Despite the recent talk that the United States housing market is nearing a ceiling in price value growth, there are some potentially highly rewarding emerging markets in the U.S. that could allow a smart investor to capitalize on.

The east and west coast saw astronomical residential property value increases in recent years but now appear to have maxed-out on the market curve. Increasingly, the emerging markets in disparate corners of the country, including many locations away from the two coasts, present the most recent high-ROI opportunities for wise investors to take advantage of.

The following will present four specific areas in four different regions of the U.S.– the midwest, southeast, northwest, and southwest — that show much potential to be at or around the beginning of a strong upward curve in real estate prices. Check out these emerging markets across the U.S.

Orange County, California

Income growth: 2.8%

Unemployment rate: 4.2%

Residential property value appreciation: 4.3%

While some observers have estimated this metropolitan area to be a risky investment for a number of reasons, this risk is very relative and minimal. Experts have assessed the risk of Orange County-area homes declining in value over the next two years at around 8%.

Orange County is a very beautiful place to live with some 3 million residents. Some neighborhoods have a better housing market outlook than others, though. The Mission Viejo real estate market is one such highly dynamic neighborhood among Orange County’s up and coming areas.

In Mission Viejo, rising property values have been on an upward trend for a while now. Mission Viejo is a beautiful area with plenty of pleasant weather most of the year. This area appears to be fairly immune to the fluctuations of the housing market as it is a particularly pretty and coveted area that many people from across the country would love to buy or build their dream homes in.

Knoxville, Tennessee

Income growth: 1.1%

Unemployment rate: 4.7%

Residential property value appreciation: 4.4%

It has been said that Nashville, not far from Knoxville, is the hottest real estate market in the country in 2017. Knoxville presents a sleeper opportunity, coming in at the 7th on some lists of the hottest emerging U.S. real estate markets today.

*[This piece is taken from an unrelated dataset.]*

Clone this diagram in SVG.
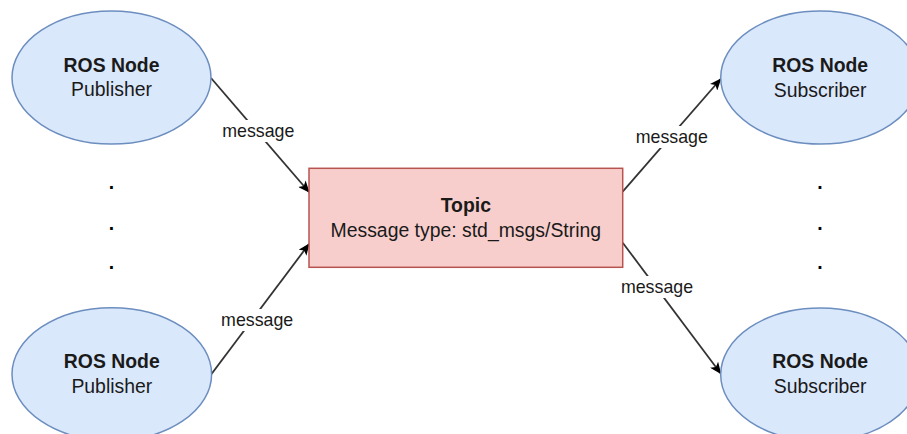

The atmosphere of Knoxville is said to be relaxed, down-tempo and family friendly. There are many employment opportunities to be had. Outdoors, there is water nearly everywhere one goes and plenty of mountain trails to hike through.

Orlando, Florida

Income growth in Orlando: 1%

Unemployment rate in the Orlando area: 4.5%

Residential property value appreciation: 5.7%

With a continually improving and dynamic employment scene, the tourist destination of Orlando is experiencing a red-hot housing market currently. The statistics show that homes and properties are selling at the fastest clip since the last big boom in this area in 2005. The statistics show that residential properties of all kinds rose 7% in price from May 2016 to May 2017.

The lack of adequate supply to meet housing market demand is seen as being one of the factors responsible for the high rise in prices. The booming job market and beautiful weather are also factors contributing to the emerging and currently hot Orlando real estate market.

Portland, Oregon

Income growth: 1%

Unemployment rate: 4.8%

Residential property value appreciation: 5.2%

Construction in many Portland neighborhoods on new residential properties is lagging way behind historical markers, and homeowners are unsure of whether they’ll be able to find a new home in the current market. The lack of inventory here, especially on properties valued below $500,000, has contributed to a sharp uptick in home values in this emerging Northwest real estate market.

With the American real estate market red hot in general, it may seem like a bad time to buy property. However, with the previous market bubble came a solidification of certain real estate markets, many of which (like the four listed in this article) are not only likely to weather any future market storm but continue to thrive.